God’s Extraordinary Work

In my days as a pastor of a congregation, one of my joys was planning sermon series during the different liturgical seasons of the church calendar. One year I stumbled upon the idea of doing a summer series called “Characters of the Bible.” Each Sunday after Pentecost, we started walking through the Old Testament and studied the men and women of God that we read about in the Bible. For many adult congregation members, this was the first time these stories had been revisited since their childhood days when they were taught in Sunday School classes. Unfortunately, these stories are often not the topic of the regular preaching during Sunday morning sermons.
 
Through this sermon series, we began to focus on a theme that we find throughout the Old and New Testaments of the Bible: that God uses ordinary people like you and me to do his extraordinary work! Sometimes we remember the Sunday School stories of these Bible characters and imagine them as superheroes. As we stand in awe at what God does in and through their lives, sometimes it is easy for us to forget that the bible character themselves was a sinful human being just like us.

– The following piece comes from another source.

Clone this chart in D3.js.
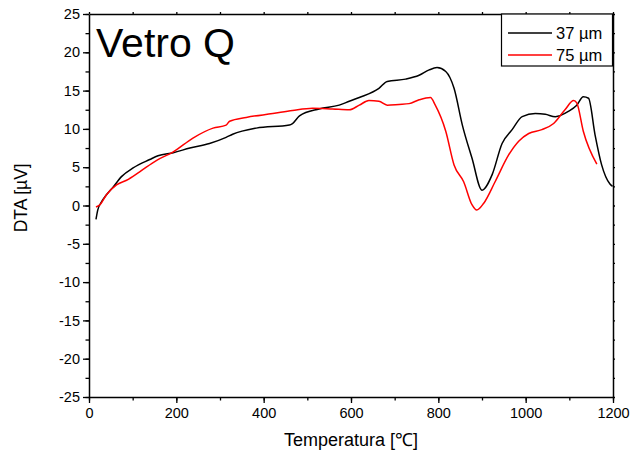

For some people, learning that the person God used in a mighty way as an instrument of his activity in the world is also an imperfect sinner can somehow be seen as a stain, as if it makes the story less powerful. Perhaps this is why the undesirable or scandalous parts of these stories are often glossed over. But I truly believe that the fact that God works through sinful men and women like you and me is by God’s own design and demonstrates that the power is not of man, but of God. Because of this fact, it displays God’s power even more! As Paul writes in 2 Corinthians 4:7, Now we have this treasure in clay jars, so that this extraordinary power may be from God and not from us. We who minister in Jesus’ name are mere sinners: imperfect, broken vessels who are tasked with delivering the perfect and powerful Gospel of Jesus Christ.
 
Therefore, no one should be overly impressed with the messenger and our hope ought not be placed in a pastor. When we place pastors or any church leader on a pedestal, we inevitably will be disappointed when we realize that they, too, sin and fall short. Pastors and all church leaders are called to lead not perfect lives, but to walk honestly and humbly, confessing their sin before God and one another and receiving the forgiveness of sins we all need.
 
The church is often attacked when the sin of a church leader is exposed… as if it somehow invalidates the many ways God worked through that person for Kingdom good. While it is true that the church is hurt whenever sin goes unconfessed or covered up, God continues to perfectly move, display power, proclaim the Word, and deliver grace and blessing in the sacraments of baptism and communion through the work of imperfect vessels in the church. Despite our sinfulness and brokenness, God still does extraordinary work through ordinary people like you and me.